Common Mistakes When Chilling Cookie Dough

A few simple errors can reduce the benefits of chilling.

Chilling in an unsealed bowl

Exposed dough dries out at the surface and can pick up refrigerator odors. Cover it tightly.

Chilling too briefly, then expecting major changes

A ten-minute rest can help, but it will not create the same effect as several hours. If you want major improvements in spread and flavor, give the dough real time.

Overcrowding the baking sheet

Cold dough still needs air circulation in the oven. Crowding can lead to uneven baking and more spreading than expected.

Using room-temperature dough for every batch

If the first tray sits too long while the rest of the dough warms, later trays may spread more. Keep unbaked portions cold until they are ready.

Assuming one chill time works for every recipe

A delicate sugar cookie dough and a heavy chocolate chip dough do not respond the same way. Start with the recipe, then adjust.

FAQ

Does chilling cookie dough always improve cookies?
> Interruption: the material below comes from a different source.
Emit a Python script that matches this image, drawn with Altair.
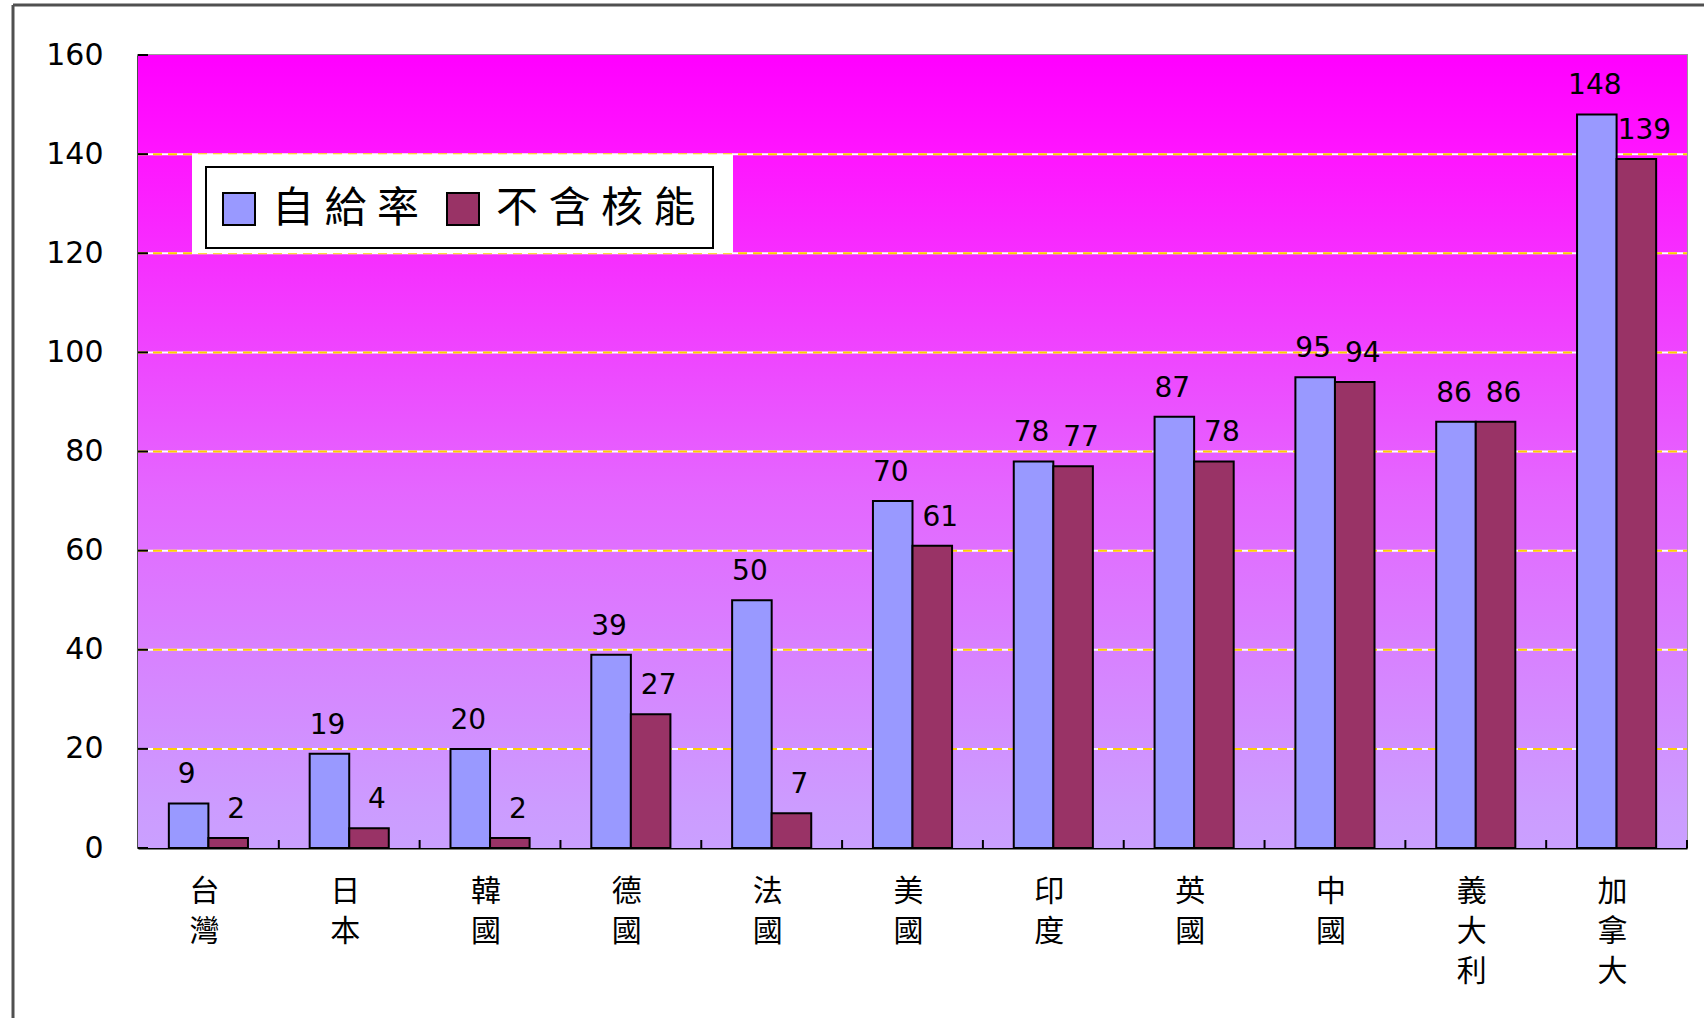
import altair as alt
import pandas as pd

# Energy self-sufficiency by country, with and without nuclear power
countries = ["台灣", "日本", "韓國", "德國", "法國", "美國", "印度", "英國", "中國", "義大利", "加拿大"]
self_rate = [9, 19, 20, 39, 50, 70, 78, 87, 95, 86, 148]
no_nuclear = [2, 4, 2, 27, 7, 61, 77, 78, 94, 86, 139]
series_names = ["自給率", "不含核能"]
series_colors = ["#9999FF", "#993366"]
y_ticks = [0, 20, 40, 60, 80, 100, 120, 140, 160]
grid_values = [20, 40, 60, 80, 100, 120, 140]

W, H = 1549, 793

rows = []
for c, a, b in zip(countries, self_rate, no_nuclear):
    rows.append({"country": c, "series": series_names[0], "value": a})
    rows.append({"country": c, "series": series_names[1], "value": b})
df = pd.DataFrame(rows)

x_scale = alt.Scale(paddingInner=0, paddingOuter=0)
y_scale = alt.Scale(domain=[0, 160], nice=False, zero=True)
off_scale = alt.Scale(paddingInner=0, paddingOuter=0.78)

one = pd.DataFrame({"k": [0]})

# gradient plot background
bg = alt.Chart(one).mark_rect(
    fill=alt.LinearGradient(
        gradient="linear",
        stops=[
            alt.GradientStop(color="#FF00FF", offset=0),
            alt.GradientStop(color="#FF14FF", offset=0.12),
            alt.GradientStop(color="#E466FF", offset=0.55),
            alt.GradientStop(color="#CC9CFF", offset=0.95),
            alt.GradientStop(color="#CAA0FF", offset=1),
        ],
        x1=0, x2=0, y1=0, y2=1,
    ),
    strokeWidth=0,
).encode(x=alt.value(0), x2=alt.value(W), y=alt.value(0), y2=alt.value(H))

grid_df = pd.DataFrame({"value": grid_values})
grid_white = alt.Chart(grid_df).mark_rule(color="white", strokeWidth=2).encode(
    y=alt.Y("value:Q", scale=y_scale, title=None), x=alt.value(0), x2=alt.value(W)
)
grid_yellow = alt.Chart(grid_df).mark_rule(
    color="#FFD000", strokeWidth=2, strokeDash=[9, 6]
).encode(y=alt.Y("value:Q", scale=y_scale, title=None), x=alt.value(0), x2=alt.value(W))

# white band and framed box behind the legend
band_df = pd.DataFrame({"value": [140], "lo": [120]})
legend_band = alt.Chart(band_df).mark_rect(color="white").encode(
    y=alt.Y("value:Q", scale=y_scale, title=None), y2="lo:Q",
    x=alt.value(54), x2=alt.value(595),
)
legend_box = alt.Chart(one).mark_rect(
    fill="white", stroke="black", strokeWidth=2
).encode(x=alt.value(68), x2=alt.value(575), y=alt.value(112), y2=alt.value(193))

bars = alt.Chart(df).mark_bar(stroke="black", strokeWidth=2).encode(
    x=alt.X("country:N", sort=countries, scale=x_scale, title=None),
    xOffset=alt.XOffset("series:N", sort=series_names, scale=off_scale),
    y=alt.Y("value:Q", scale=y_scale, title=None),
    color=alt.Color(
        "series:N", sort=series_names,
        scale=alt.Scale(domain=series_names, range=series_colors),
        legend=alt.Legend(
            title=None, orient="none", legendX=80, legendY=133,
            direction="horizontal", columns=2, padding=0,
            symbolType="square", symbolSize=1024, symbolStrokeColor="black",
            symbolStrokeWidth=2, symbolOpacity=1,
            labelFont="Noto Sans CJK TC", labelFontSize=42, labelColor="black",
            labelOffset=12, columnPadding=22,
            labelExpr="join(split(datum.label, ''), '\u2005')",
            labelLimit=400,
        ),
    ),
)

# inward ticks on both axes
xt_df = pd.DataFrame({"country": countries})
x_ticks = alt.Chart(xt_df).mark_rule(color="black", strokeWidth=2).encode(
    x=alt.X("country:N", sort=countries, scale=x_scale, bandPosition=1, title=None),
    y=alt.value(H), y2=alt.value(H - 8),
)
yt_df = pd.DataFrame({"value": y_ticks})
y_tick_marks = alt.Chart(yt_df).mark_rule(color="black", strokeWidth=2).encode(
    y=alt.Y("value:Q", scale=y_scale, title=None), x=alt.value(0), x2=alt.value(10)
)

label_font = dict(font="DejaVu Sans", fontSize=28, color="black", baseline="alphabetic")
text_a = alt.Chart(df).transform_filter(
    alt.datum.series == series_names[0]
).mark_text(dx=-2, dy=-20, **label_font).encode(
    x=alt.X("country:N", sort=countries, scale=x_scale, title=None),
    xOffset=alt.XOffset("series:N", sort=series_names, scale=off_scale),
    y=alt.Y("value:Q", scale=y_scale, title=None),
    text="value:Q",
)
text_b = alt.Chart(df).transform_filter(
    alt.datum.series == series_names[1]
).mark_text(dx=8, dy=-20, **label_font).encode(
    x=alt.X("country:N", sort=countries, scale=x_scale, title=None),
    xOffset=alt.XOffset("series:N", sort=series_names, scale=off_scale),
    y=alt.Y("value:Q", scale=y_scale, title=None),
    text="value:Q",
)

# outer chart frame (left and top edges)
frame_left = alt.Chart(one).mark_rule(color="#505050", strokeWidth=3).encode(
    x=alt.value(-125), y=alt.value(-50), y2=alt.value(H + 300)
)
frame_top = alt.Chart(one).mark_rule(color="#505050", strokeWidth=3).encode(
    x=alt.value(-125), x2=alt.value(W + 300), y=alt.value(-50)
)

chart = alt.layer(
    bg, grid_white, grid_yellow, legend_band, legend_box, bars,
    x_ticks, y_tick_marks, text_a, text_b, frame_left, frame_top,
).properties(
    width=W, height=H,
    autosize=alt.AutoSizeParams(type="none"),
    padding={"left": 138, "top": 55, "right": 17, "bottom": 170},
    background="white",
).configure_view(
    stroke="#999999", strokeWidth=2
).configure_axisX(
    labelAngle=0, ticks=False, tickSize=0, grid=False,
    labelExpr="split(datum.label, '')",
    labelFont="Noto Sans CJK TC", labelFontSize=30, labelLineHeight=40,
    labelColor="black", labelPadding=28, labelOffset=-4,
    domainColor="black", domainWidth=2,
).configure_axisY(
    tickCount=8, ticks=False, tickSize=0, grid=False,
    labelFont="DejaVu Sans", labelFontSize=30, labelColor="black",
    labelPadding=35, domainColor="black", domainWidth=2,
)

chart.save("out.html", embed_options={"renderer": "svg", "actions": False})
Not always, but it often improves spread control, texture, and flavor. Some recipes are formulated to bake well without chilling.

Can I chill cookie dough overnight?

Yes. Overnight chilling is common and often ideal for butter-based cookies. Just keep the dough tightly covered.

Can I chill cookie dough for too long?

Yes. Very long chilling can dry out the surface or make the dough too firm to shape. Some doughs also take on refrigerator odors if they are not sealed properly.

Does chilling change the taste of the cookies?

Usually, yes. The flavor tends to taste more integrated and sometimes deeper, especially in cookies with brown sugar, vanilla, chocolate, or spices.

Why does chilled dough spread less?

Because the fat is firm when the cookies go into the oven. It takes longer to melt, so the cookies have less time to spread before they set.

Can I freeze cookie dough instead of chilling it?

Yes. Freezing works well for long-term storage. For best results, portion the dough first, freeze it, then bake from frozen or thaw slightly, depending on the recipe.

Why do some recipes say not to chill?

Some recipes are designed for immediate baking. They may rely on a specific spread pattern, a very soft dough, or ingredients that behave best without rest time.

Conclusion

Chilling cookie dough changes how it bakes because it changes the dough itself. The fat firms up, flour hydrates, sugars settle, and the finished cookie usually spreads less, browns more evenly, and tastes more developed. For the home baker, that means chilling is not an optional pause so much as a useful tool for control and consistency.

If you want better cookie texture and more reliable results, the easiest step is often also the most overlooked: give the dough time to rest before it goes into the oven.